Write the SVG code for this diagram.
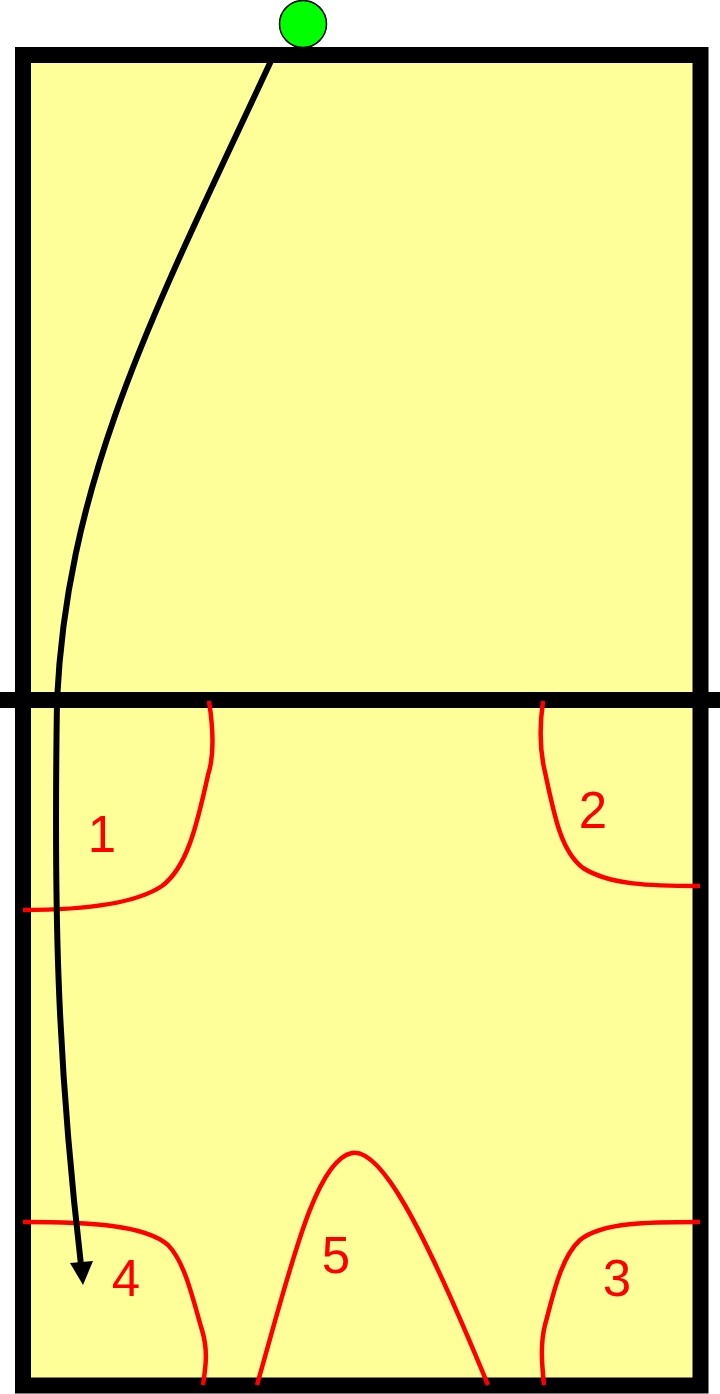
<svg xmlns="http://www.w3.org/2000/svg" width="720" height="1394" viewBox="0 0 720 1394">
<style>
.zone{fill:none;stroke:#ff0000;stroke-width:4.5;stroke-linecap:butt}
.lbl{font-family:"Liberation Sans",Arial,sans-serif;font-size:51px;fill:#ff0000;text-anchor:middle}
</style>
<rect width="720" height="1394" fill="#ffffff"/>
<g id="court">
<rect x="23" y="55" width="677.5" height="1330.5" fill="#ffff99" stroke="#000000" stroke-width="16"/>
<line x1="0" y1="700" x2="720" y2="700" stroke="#000000" stroke-width="16"/>
</g>
<g id="zones">
<g id="zone1"><path class="zone" d="M209 701 C215 740 213 760 208 775 C196 830 186 868 162 886 C132 906 72 910 23 910"/><text class="lbl" x="102" y="852">1</text></g>
<g id="zone2"><path class="zone" d="M543 701 C539 730 540 752 545 772 C555 820 562 852 583 868 C610 885 650 886 700 886"/><text class="lbl" x="593" y="828">2</text></g>
<g id="zone3"><path class="zone" d="M700 1222 C650 1222 602 1222 580 1240 C560 1258 552 1300 545 1325 C540 1345 542 1365 544 1385"/><text class="lbl" x="617" y="1296">3</text></g>
<g id="zone4"><path class="zone" d="M23 1222 C90 1222 145 1225 168 1245 C185 1262 193 1300 202 1330 C208 1350 206 1365 203 1385"/><text class="lbl" x="126" y="1296">4</text></g>
<g id="zone5"><path class="zone" d="M257 1385 C290 1270 315 1160 352 1153 C380 1148 420 1220 488 1385"/><text class="lbl" x="336" y="1273">5</text></g>
</g>
<g id="connectors">
<path d="M277 48 C160 300 68 470 57 700 C54 900 56 1050 81 1265" fill="none" stroke="#000000" stroke-width="6"/>
<polygon points="83,1285 70,1263 93,1261" fill="#000000"/>
</g>
<g id="ball">
<circle cx="303" cy="24" r="23.5" fill="#00ff00" stroke="#000000" stroke-width="1.5"/>
</g>
</svg>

Goal :: Every line above should be returned word for word, with the pictures left behind.

In response ::
Write the SVG code for this diagram.
<svg xmlns="http://www.w3.org/2000/svg" width="720" height="1394" viewBox="0 0 720 1394">
<style>
.zone{fill:none;stroke:#ff0000;stroke-width:4.5;stroke-linecap:butt}
.lbl{font-family:"Liberation Sans",Arial,sans-serif;font-size:51px;fill:#ff0000;text-anchor:middle}
</style>
<rect width="720" height="1394" fill="#ffffff"/>
<g id="court">
<rect x="23" y="55" width="677.5" height="1330.5" fill="#ffff99" stroke="#000000" stroke-width="16"/>
<line x1="0" y1="700" x2="720" y2="700" stroke="#000000" stroke-width="16"/>
</g>
<g id="zones">
<g id="zone1"><path class="zone" d="M209 701 C215 740 213 760 208 775 C196 830 186 868 162 886 C132 906 72 910 23 910"/><text class="lbl" x="102" y="852">1</text></g>
<g id="zone2"><path class="zone" d="M543 701 C539 730 540 752 545 772 C555 820 562 852 583 868 C610 885 650 886 700 886"/><text class="lbl" x="593" y="828">2</text></g>
<g id="zone3"><path class="zone" d="M700 1222 C650 1222 602 1222 580 1240 C560 1258 552 1300 545 1325 C540 1345 542 1365 544 1385"/><text class="lbl" x="617" y="1296">3</text></g>
<g id="zone4"><path class="zone" d="M23 1222 C90 1222 145 1225 168 1245 C185 1262 193 1300 202 1330 C208 1350 206 1365 203 1385"/><text class="lbl" x="126" y="1296">4</text></g>
<g id="zone5"><path class="zone" d="M257 1385 C290 1270 315 1160 352 1153 C380 1148 420 1220 488 1385"/><text class="lbl" x="336" y="1273">5</text></g>
</g>
<g id="connectors">
<path d="M277 48 C160 300 68 470 57 700 C54 900 56 1050 81 1265" fill="none" stroke="#000000" stroke-width="6"/>
<polygon points="83,1285 70,1263 93,1261" fill="#000000"/>
</g>
<g id="ball">
<circle cx="303" cy="24" r="23.5" fill="#00ff00" stroke="#000000" stroke-width="1.5"/>
</g>
</svg>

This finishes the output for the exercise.